For the latest paper in one of my courses, “Forbidden Romance in Modern China,” I’ve decided to write a screenplay adapted from the most violent scene in Yu Hua’s Classical Romance 余华的《古典爱情》— it’s a short story that parodies the literary archetype of the Scholar-meets-Maiden romance (think: Peony Pavilion 《牡丹亭》) by subverting it with irrational, absurd violence that recapitulates the trauma of the Cultural Revolution. A climactic moment in the story is when the scholar is in a tavern and discovers that his long-lost beloved is being chopped alive for consumption in an adjacent room.

I decided to re-write that particular scene of monstrosity and bleakness into the format of a screenplay. (Scroll to the bottom of the post for my short 6-page screenplay. Hands down, the most violent thing I’ve ever written.)

How to represent the unrepresentable? How to imply violence? How to avoid explicit gore, yet still create suspense and dread?

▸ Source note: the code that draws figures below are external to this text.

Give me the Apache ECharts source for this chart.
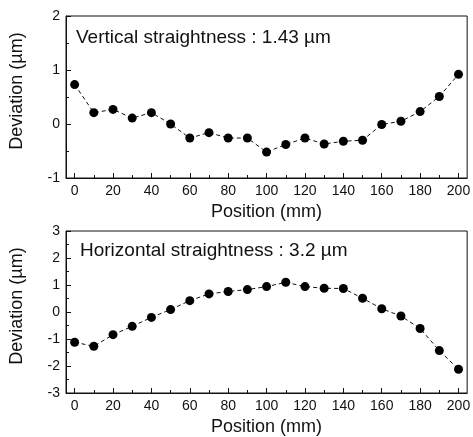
<!DOCTYPE html>
<html>
<head>
<meta charset="utf-8">
<script src="https://cdn.jsdelivr.net/npm/echarts@6/dist/echarts.min.js"></script>
<style>
  html, body { margin: 0; padding: 0; background: #fff; }
  #chart { width: 473px; height: 437px; }
</style>
</head>
<body>
<div id="chart"></div>
<script>
const positions = [0, 10, 20, 30, 40, 50, 60, 70, 80, 90, 100, 110, 120, 130, 140, 150, 160, 170, 180, 190, 200];
const verticalDev = [0.73, 0.21, 0.27, 0.11, 0.21, 0.0, -0.26, -0.16, -0.26, -0.26, -0.52, -0.38, -0.26, -0.37, -0.32, -0.30, -0.01, 0.05, 0.23, 0.51, 0.92];
const horizontalDev = [-1.12, -1.27, -0.84, -0.53, -0.20, 0.09, 0.42, 0.67, 0.76, 0.83, 0.94, 1.10, 0.94, 0.88, 0.87, 0.51, 0.12, -0.15, -0.61, -1.43, -2.12];
const majorTicks = [0, 20, 40, 60, 80, 100, 120, 140, 160, 180, 200];
const minorTicks = [10, 30, 50, 70, 90, 110, 130, 150, 170, 190];
const panelTitles = ['Vertical straightness : 1.43 \u00b5m', 'Horizontal straightness : 3.2 \u00b5m'];

const font = 'Liberation Sans, Arial, sans-serif';
const ink = '#111';

const chart = echarts.init(document.getElementById('chart'));

const grids = [
  { left: 57, top: 16, width: 413, height: 162, show: true, borderColor: ink, borderWidth: 1 },
  { left: 57, top: 231, width: 413, height: 162, show: true, borderColor: ink, borderWidth: 1 }
];

const xAxes = [];
[0, 1].forEach(i => {
  xAxes.push({
    type: 'value', gridIndex: i, min: -4.5, max: 204.5, position: 'bottom',
    name: 'Position (mm)', nameLocation: 'middle', nameGap: 25,
    nameTextStyle: { fontFamily: font, fontSize: 18, color: ink },
    axisLine: { show: true, onZero: false, lineStyle: { color: ink, width: 1 } },
    axisTick: { show: true, inside: true, length: 5, customValues: majorTicks, lineStyle: { color: ink } },
    axisLabel: { customValues: majorTicks, fontFamily: font, fontSize: 14, color: ink, margin: 6 },
    splitLine: { show: false }
  });
  xAxes.push({
    type: 'value', gridIndex: i, min: -4.5, max: 204.5, position: 'bottom',
    axisLine: { show: false, onZero: false },
    axisTick: { show: true, inside: true, length: 3, customValues: minorTicks, lineStyle: { color: ink } },
    axisLabel: { show: false },
    splitLine: { show: false }
  });
});

const yRanges = [[-1, 2], [-3, 3]];
const yAxes = yRanges.map((r, i) => ({
  type: 'value', gridIndex: i, min: r[0], max: r[1], interval: 1, position: 'left',
  name: 'Deviation (\u00b5m)', nameLocation: 'middle', nameGap: 40,
  nameTextStyle: { fontFamily: font, fontSize: 18, color: ink, padding: [0, 0, 0, 12] },
  axisLine: { show: true, onZero: false, lineStyle: { color: ink, width: 1 } },
  axisTick: { show: true, inside: true, length: 5, lineStyle: { color: ink } },
  minorTick: { show: true, splitNumber: 2, length: 3, lineStyle: { color: ink } },
  axisLabel: { fontFamily: font, fontSize: 14, color: ink, margin: 6 },
  splitLine: { show: false }
}));

const lineSeries = (data, xi, yi) => ({
  type: 'line', xAxisIndex: xi, yAxisIndex: yi,
  data: positions.map((p, k) => [p, data[k]]),
  symbol: 'circle', symbolSize: 9,
  itemStyle: { color: '#000' },
  lineStyle: { color: '#111', width: 1, type: [4, 3] },
  animation: false
});

chart.setOption({
  backgroundColor: '#fff',
  animation: false,
  grid: grids,
  xAxis: xAxes,
  yAxis: yAxes,
  title: [
    { text: panelTitles[0], left: 76, top: 28, padding: 0, textStyle: { fontFamily: font, fontSize: 19, fontWeight: 'normal', color: ink } },
    { text: panelTitles[1], left: 80, top: 241, padding: 0, textStyle: { fontFamily: font, fontSize: 19, fontWeight: 'normal', color: ink } }
  ],
  series: [
    lineSeries(verticalDev, 0, 0),
    lineSeries(horizontalDev, 2, 1)
  ]
});
</script>
</body>
</html>
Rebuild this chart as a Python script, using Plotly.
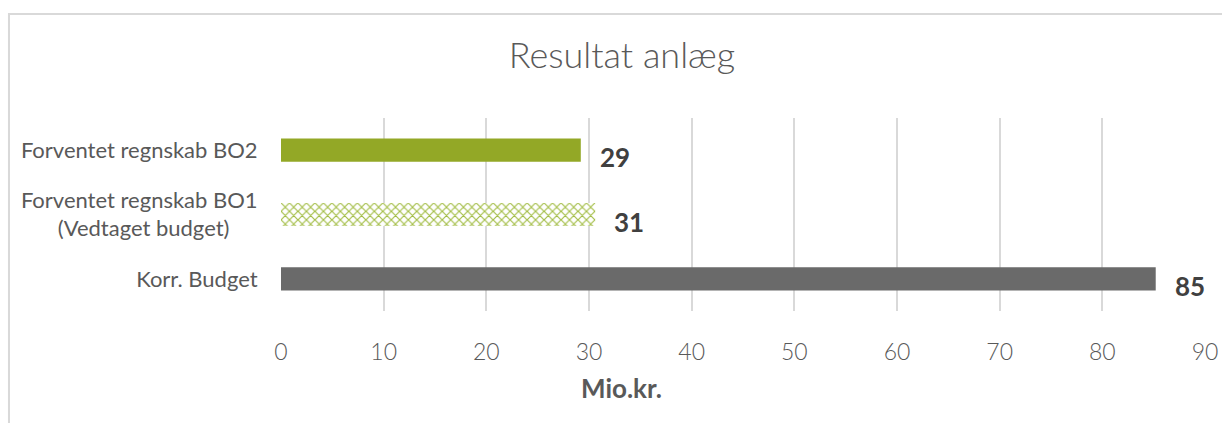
import plotly.graph_objects as go

kategorier = ["Korr. Budget", "Forventet regnskab BO1<br>(Vedtaget budget)" + "\u00a0" * 5, "Forventet regnskab BO2"]
vaerdier = [85.2, 30.6, 29.2]
etiketter = ["85", "31", "29"]
farver = ["#6a6a6a", "#a3bd45", "#93a826"]
skravering = [False, True, False]
x_ticks = [0, 10, 20, 30, 40, 50, 60, 70, 80, 90]

font = "Lato"
graa_tekst = "#595959"

fig = go.Figure()
for i, kat in enumerate(kategorier):
    if skravering[i]:
        marker = dict(
            color=farver[i], line=dict(width=0),
            pattern=dict(shape="x", fillmode="replace", bgcolor="#ffffff", size=6, solidity=0.35),
        )
    else:
        marker = dict(color=farver[i], line=dict(width=0))
    fig.add_trace(go.Bar(
        x=[vaerdier[i]], y=[kat], orientation="h",
        marker=marker, width=0.36, hoverinfo="skip",
    ))

for v, y, t in zip(vaerdier, kategorier, etiketter):
    fig.add_annotation(
        x=v, y=y, text=f"<b>{t}</b>", showarrow=False,
        xanchor="left", xshift=17, yshift=-7,
        font=dict(family=font, size=26, color="#404040"),
    )

# aksetitel centreret over hele diagrammet, som i Excel
fig.add_annotation(
    xref="paper", yref="paper", x=0.368, y=-0.399,
    xanchor="center", yanchor="middle", showarrow=False,
    text="<b>Mio.kr.</b>", font=dict(family=font, size=26, color=graa_tekst),
)

fig.update_layout(
    width=1222,
    height=423,
    barmode="overlay",
    paper_bgcolor="white",
    plot_bgcolor="white",
    margin=dict(l=281, r=17, t=118, b=112, autoexpand=False),
    showlegend=False,
    title=dict(
        text="Resultat anlæg", x=0.509, xanchor="center", y=0.87, yanchor="middle",
        font=dict(family=font, size=36, color=graa_tekst, weight=300),
    ),
    font=dict(family=font, color=graa_tekst),
    shapes=[dict(
        type="rect", xref="paper", yref="paper",
        x0=-0.2944, x1=1.05, y0=-0.7, y1=1.539,
        line=dict(color="#d9d9d9", width=2), fillcolor="rgba(0,0,0,0)", layer="below",
    )],
)

fig.update_xaxes(
    range=[0, 90],
    tickvals=x_ticks,
    automargin=False,
    showgrid=True, gridcolor="#d9d9d9", gridwidth=2,
    zeroline=False, showline=False,
    ticks="outside", ticklen=20, tickcolor="rgba(0,0,0,0)",
    tickfont=dict(family=font, size=23, color=graa_tekst, weight=300),
)
fig.update_yaxes(
    categoryorder="array", categoryarray=kategorier,
    range=[-0.5, 2.5],
    automargin=False,
    showgrid=False, zeroline=False, showline=False,
    ticks="outside", ticklen=18, tickcolor="rgba(0,0,0,0)",
    tickfont=dict(family=font, size=22, color=graa_tekst),
)

fig.write_html(
    "out.html",
    config={"displayModeBar": False},
    post_script="document.body.style.margin='0';",
)
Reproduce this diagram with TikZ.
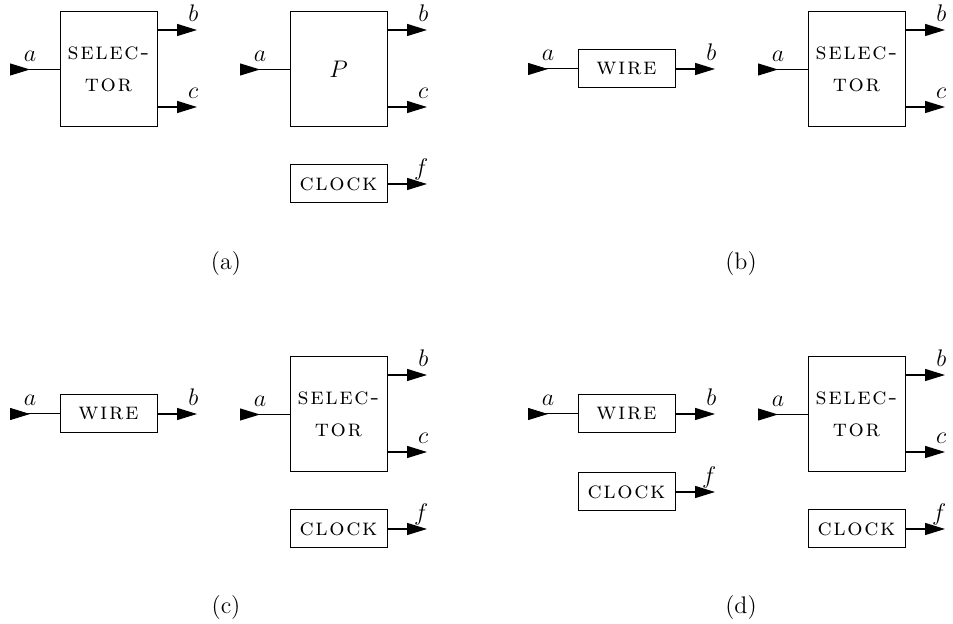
\documentclass[12pt,tikz,border=0pt]{standalone}
\usepackage{fontspec}
\usetikzlibrary{arrows.meta}

\newfontfamily\spacedsc{lmromancaps10-regular.otf}[LetterSpace=7]

\tikzset{
  box/.style={draw, line width=0.5pt, inner sep=0pt, minimum width=48.5pt, align=center, font=\spacedsc},
  bigbox/.style={box, minimum height=57.5pt},
  smallbox/.style={box, minimum height=19pt},
  inwire/.style={line width=0.5pt, {Triangle[reversed,length=10pt,width=6pt]}-},
  outwire/.style={line width=0.7pt, -{Triangle[length=10pt,width=6pt]}},
  inlbl/.style={inner sep=0pt, anchor=base, xshift=10pt, yshift=4pt},
  outlbl/.style={inner sep=0pt, anchor=base east, xshift=1pt, yshift=4pt},
}

\begin{document}
\begin{tikzpicture}[x=0.5pt,y=-0.5pt]
  \useasboundingbox (0,0) rectangle (953,624);

  % Draw panel (a)
  \node[bigbox] (sela) at (108.5,69.5) {selec-\\[1.5pt]tor};
  \coordinate (ina) at (10,69.5);
  \coordinate (outba) at (197,30);
  \coordinate (outca) at (197,107);
  \draw[inwire] (ina) node[inlbl] {$a$} -- (sela.west);
  \draw[outwire] (sela.east |- outba) -- (outba) node[outlbl] {$b$};
  \draw[outwire] (sela.east |- outca) -- (outca) node[outlbl] {$c$};

  \node[bigbox] (pa) at (338.5,69.5) {$P$};
  \coordinate (inpa) at (240,69.5);
  \coordinate (outbpa) at (427,30);
  \coordinate (outcpa) at (427,107);
  \draw[inwire] (inpa) node[inlbl] {$a$} -- (pa.west);
  \draw[outwire] (pa.east |- outbpa) -- (outbpa) node[outlbl] {$b$};
  \draw[outwire] (pa.east |- outcpa) -- (outcpa) node[outlbl] {$c$};

  \node[smallbox] (clocka) at (338.5,184) {clock};
  \coordinate (outfa) at (427,184);
  \draw[outwire] (clocka.east) -- (outfa) node[outlbl] {$f$};

  \node (capa) at (226,264) {(a)};

  % Draw panel (b)
  \node[smallbox] (wireb) at (626.5,69) {wire};
  \coordinate (inwb) at (528,69);
  \coordinate (outwb) at (715,69);
  \draw[inwire] (inwb) node[inlbl] {$a$} -- (wireb.west);
  \draw[outwire] (wireb.east) -- (outwb) node[outlbl] {$b$};

  \node[bigbox] (selb) at (856.5,69.5) {selec-\\[1.5pt]tor};
  \coordinate (insb) at (758,69.5);
  \coordinate (outbsb) at (945,30);
  \coordinate (outcsb) at (945,107);
  \draw[inwire] (insb) node[inlbl] {$a$} -- (selb.west);
  \draw[outwire] (selb.east |- outbsb) -- (outbsb) node[outlbl] {$b$};
  \draw[outwire] (selb.east |- outcsb) -- (outcsb) node[outlbl] {$c$};

  \node (capb) at (741,264) {(b)};

  % Draw panel (c)
  \node[smallbox] (wirec) at (108.5,414) {wire};
  \coordinate (inwc) at (10,414);
  \coordinate (outwc) at (197,414);
  \draw[inwire] (inwc) node[inlbl] {$a$} -- (wirec.west);
  \draw[outwire] (wirec.east) -- (outwc) node[outlbl] {$b$};

  \node[bigbox] (selc) at (338.5,414.5) {selec-\\[1.5pt]tor};
  \coordinate (insc) at (240,414.5);
  \coordinate (outbsc) at (427,375);
  \coordinate (outcsc) at (427,452);
  \draw[inwire] (insc) node[inlbl] {$a$} -- (selc.west);
  \draw[outwire] (selc.east |- outbsc) -- (outbsc) node[outlbl] {$b$};
  \draw[outwire] (selc.east |- outcsc) -- (outcsc) node[outlbl] {$c$};

  \node[smallbox] (clockc) at (338.5,529) {clock};
  \coordinate (outfc) at (427,529);
  \draw[outwire] (clockc.east) -- (outfc) node[outlbl] {$f$};

  \node (capc) at (226,608) {(c)};

  % Draw panel (d)
  \node[smallbox] (wired) at (626.5,414) {wire};
  \coordinate (inwd) at (528,414);
  \coordinate (outwd) at (715,414);
  \draw[inwire] (inwd) node[inlbl] {$a$} -- (wired.west);
  \draw[outwire] (wired.east) -- (outwd) node[outlbl] {$b$};

  \node[smallbox] (clockd) at (626.5,492) {clock};
  \coordinate (outfd) at (715,492);
  \draw[outwire] (clockd.east) -- (outfd) node[outlbl] {$f$};

  \node[bigbox] (seld) at (856.5,414.5) {selec-\\[1.5pt]tor};
  \coordinate (insd) at (758,414.5);
  \coordinate (outbsd) at (945,375);
  \coordinate (outcsd) at (945,452);
  \draw[inwire] (insd) node[inlbl] {$a$} -- (seld.west);
  \draw[outwire] (seld.east |- outbsd) -- (outbsd) node[outlbl] {$b$};
  \draw[outwire] (seld.east |- outcsd) -- (outcsd) node[outlbl] {$c$};

  \node[smallbox] (clockdd) at (856.5,529) {clock};
  \coordinate (outfdd) at (945,529);
  \draw[outwire] (clockdd.east) -- (outfdd) node[outlbl] {$f$};

  \node (capd) at (741,608) {(d)};
\end{tikzpicture}
\end{document}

As someone who is adamantly and unabashedly terrified of horror and thriller films — the scariest movie I watched until I turned 16 was Spirited Away (imagine your parents turning into pigs?!) —  I decided to approach this academically. I researched the best thriller films (they had dreadful names… Like Texas Chainsaw Massacre… And some that were more normal like Hitchcock’s Psycho.) and read their screenplays to study how they conveyed violence. 

The result? I was shivering in broad daylight and was terrified to turn off the lights at night. (My roommate also happened to be away. T_T)

In the meantime, to relax my English-addled brain, I also fell down the rabbit hole of Chinese novels which are CRAZILY GOOD. The genre of choice has been a mix of mystery and speculative fiction — one that I really liked is about being infinitely suspended in a Matrix-like game that simulates real-life unsolved cases.

Sigh, happily reading while floundering in a sea of deadlines. Now I’m five days away from leaving campus and ending my Sophomore year. Books are time machines!!!